Since I'm guessing most people have never heard of Sechseläuten, I'll provide a little background information.
Excerpt from Wikipedia:
The Sechseläuten is a traditional spring holiday in the Swiss city of Zurich celebrated in its current form, on the 3rd Monday of April, since the early 20th century. Additional events of the holiday also include a children's parade on the Sunday preceding the Sechseläuten, a parade of the 26 guilds in their historic dress costumes, each with its own band, most with a mounted "Reitergruppe" and horse drawn floats, and a ceremonial galloping of the mounted units of the guilds around the bonfire. It is here on Sechseläutenplatz where the "Böögg" is burnt. (a snowman effigy on top of a large pyramid sticks - so this is what they're saving firewood for???) The Böögg has a head full of fireworks. The crowd watches the for the head to explode - hoping it will be soon. A delay indicates there will be a lousy summer. (Could this be the Swiss version of Groundhog Day?) We learned recently that the name dates back to the days of old city gates. With Sechseläuten, the gates remained open until 6:00 pm (sechs) instead of closing at 5:00 (funf). 

Here the Böögg is being prepared for its demise. Men handing up wood for the bonfire.
A majority of the parade participants were men, but not all. Many women were along the route with baskets of flowers. They presented them to their men. By the end of the parade, some men were carrying a lot of flowers. This also may be a bit of a popularity contest. I'm sure the florists love this tradition.

flowers at the ready

I was not able to identify all the guilds - maybe you'll do better. Hint, not all 26 are shown here. 

This parade is only in Zurich. Every year, they invite one of the other cantons to be a guest participant. This year it was St. Gallen and everyone received small St. Gallen flags. I have to include their flag throwers. I think they need some help from my expert guard member niece, Jess.

St Gallen flag

We learned an amazing tidbit from another expat with a Swiss husband. Tickets are sold for two rows of seats on either side of the parade route. Do I want a seat? Of course I do. I just had no idea that was a choice. We were able to arrive moments before the start of the parade and our seats were empty. I was very glad for a seat - the parade lasted 3 hours! I'll admit, I got tired of it by the end of the second hour. 

The videos give you a feel for what the parade was like. The oddest thing was that it went both directions on the street - fine in the beginning before anyone was on the way home. Eventually we had groups going both ways in front of us and sometimes bands playing at the same time. "I can play louder than you can!" Unfortunately, the new groups were on the far side of the street. As we were more interested in things we hadn't seen before, the ones coming through for the second time blocked the view. Why do it this way? I have no idea.


Monty Python?


bakers with giant "zopf"


very popular fellows

 This group was giving out dates (the fruit!).

wine press

Yes, they were actually giving out small plastic cups of wine. I didn't get any because I was too busy with the camera but a few in our group did. Other guilds were throwing candy, oranges or rolls!
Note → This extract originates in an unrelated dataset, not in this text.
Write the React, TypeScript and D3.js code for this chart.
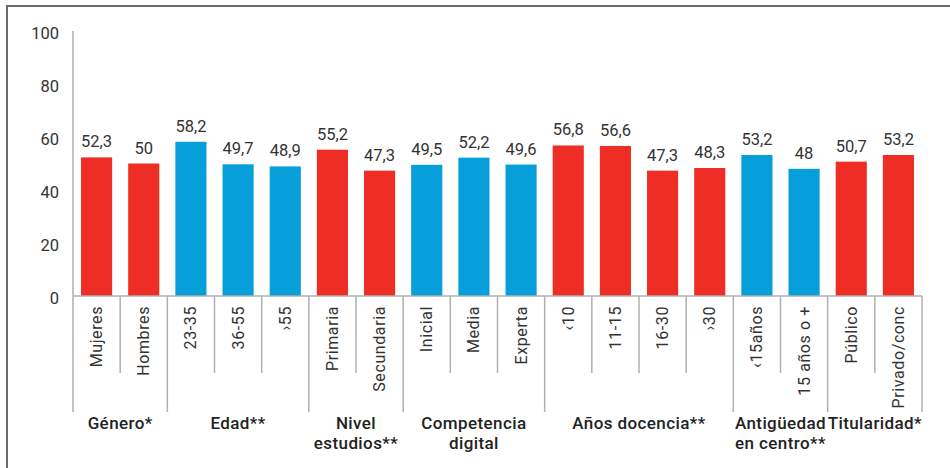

      Not to miss an opportunity to make money, one of the local chocolatiers was even selling chocolate  Bööggs. They certainly weren't worth the asking price (which I've forgotten), but they allowed me to take a picture. 
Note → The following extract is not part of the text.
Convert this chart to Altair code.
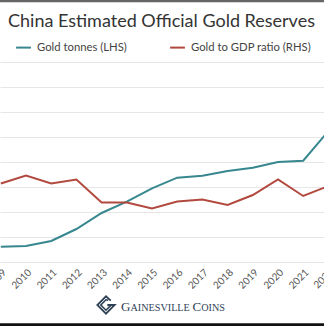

      Finally the parade ended, and a large crowd headed over to Sechseläutenplatz and the Böögg. Everyone was curious about how long it would burn. We weren't able to get a good view since we were certainly not the first there. I'm guessing plenty of people didn't bother with the parade and just waited for the bonfire. Unfortunately, it was the slowest since 1988 (40 minutes which did get a bit boring) and doesn't bode well for our weather - I'm choosing to not be superstitious and hope for the best.  (Photos thanks to Teri Mason and the local paper on the following day.  )

      Luckily, it was a beautiful sunny day. It was fun to be out and participate in another Swiss festival.